Screenshot of security camera footage showing the results of an arson attack by masked settler extremists against property in the West Bank Palestinian village of Mukhmas, March 18, 2026. (Courtesy)
During the incident, Nasrallah Abu Siam, a 19-year old Palestinian-American who was among the villagers who confronted the attackers in an effort to prevent the theft of the sheep, was shot and reportedly beaten. He died a day later of his injuries. Two other villagers sustained gunshot wounds in the attack.
Police, who are investigating the shooting, claimed that “it is not possible to know the identity of the shooter,” but added that according to a report by IDF forces who arrived in Mukhmas, a soldier and the security coordinator from the nearby settlement “fired into the air in order to restore order.”
Police said a joint investigation with an IDF investigative unit was ongoing.
“We view violence of any kind as grave and will continue to act resolutely together with the security forces to locate, arrest, and investigate those involved in these incidents until they are brought to justice,” a police spokesperson said.

Mourners carry the body of Palestinian-American Nasrallah Muhammad Abu Siam, 19, February 19, 2026, who was allegedly shot by settlers, during his funeral in the West Bank village of Mukhmas, east of Ramallah. (Photo by JOHN WESSELS / AFP)
Samar Abu Ali, Ayed’s wife, was despondent about the reality of life in Mukhmas.
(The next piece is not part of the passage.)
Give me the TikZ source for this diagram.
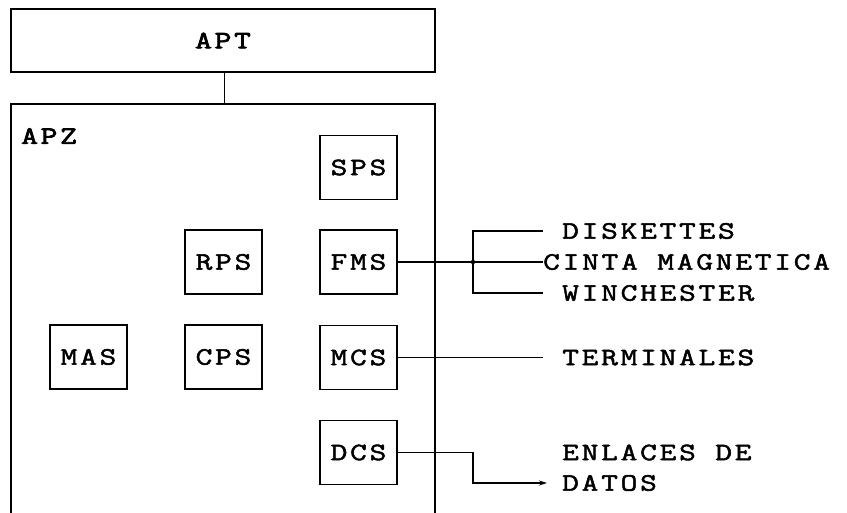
\documentclass[tikz,border=0pt]{standalone}
\usepackage{fontspec}
\newfontfamily\cour{Latin Modern Mono}[LetterSpace=11, FakeBold=2, FakeStretch=1.3]
\newfontfamily\courb{Latin Modern Mono}[LetterSpace=11, FakeBold=3, FakeStretch=1.3]
\usetikzlibrary{arrows.meta}
\newcommand\lblfont{\fontsize{25}{28}\selectfont\cour}
\newcommand\headfont{\fontsize{25}{28}\selectfont\courb}
\begin{document}
\begin{tikzpicture}[x=1pt,y=-1pt,
  box/.style={draw, line width=1.3pt, minimum width=77pt, minimum height=64pt, inner sep=0pt, font=\lblfont},
  lbl/.style={anchor=west, inner sep=0pt, font=\lblfont},
  wire/.style={line width=1.2pt}]
\useasboundingbox (0,0) rectangle (847,513);
% APT
\node[draw, line width=1.3pt, minimum width=424pt, minimum height=63pt, inner sep=0pt, font=\headfont] (apt) at (223,40.5) {APT};
% APZ frame (open at the bottom)
\coordinate (apzbl) at (11,513);
\coordinate (apztl) at (11,104);
\coordinate (apztop) at (224,104);
\coordinate (apztr) at (435,104);
\coordinate (apzbr) at (435,513);
\draw[line width=1.3pt] (apzbl) -- (apztl) -- (apztr) -- (apzbr);
\draw[line width=1pt] (apt.south -| apztop) -- (apztop);
\node[lbl, font=\headfont] (apz) at (21,136) {APZ};
% inner blocks
\node[box] (sps) at (358.5,167.5) {SPS};
\node[box] (rps) at (223.5,262) {RPS};
\node[box] (fms) at (358.5,262) {FMS};
\node[box] (mas) at (88.5,357) {MAS};
\node[box] (cps) at (223.5,357) {CPS};
\node[box] (mcs) at (358.5,357.5) {MCS};
\node[box] (dcs) at (358.5,452.5) {DCS};
% right-hand labels
\node[lbl] (disk) at (562,231) {DISKETTES};
\node[lbl] (cinta) at (543,262) {CINTA MAGNETICA};
\node[lbl] (winch) at (562,293) {WINCHESTER};
\node[lbl] (term) at (562,357.5) {TERMINALES};
\node[lbl] (enl) at (562,452.5) {ENLACES DE};
\node[lbl] (datos) at (562,483) {DATOS};
% connectors
\coordinate (brk) at (473,262);
\draw[wire] (fms.east) -- (brk) -- (cinta.west);
\draw[wire] ([xshift=-19pt]disk.west) -| (brk) |- ([xshift=-19pt]winch.west);
\fill (brk) circle (2.2pt);
\draw[wire] (mcs.east) -- ([xshift=-19pt]term.west);
\coordinate (dturn) at (473,452.5);
\draw[wire, -{Stealth[length=8pt,width=5pt]}] (dcs.east) -- (dturn) |- ([xshift=-15pt]datos.west);
\end{tikzpicture}
\end{document}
She said the family now has no livelihood, save for the 16 sheep that wandered back to them in the days following the attack.
“We have no money. I have no expectation that we will get anything back,” Samar said. “We just want to live in safety.”
But Kanaan offered a more hopeful view, insisting that the majority of Israelis who abhor the extremist settler violence could push the government to reverse course.
“I believe there are good people in Israel. These people have to make a difference. They have to press the government to change, and to change this life,” he said. “The good people in Israel, the Jewish people, the good people who believe in peace — these kind of people can make a difference.”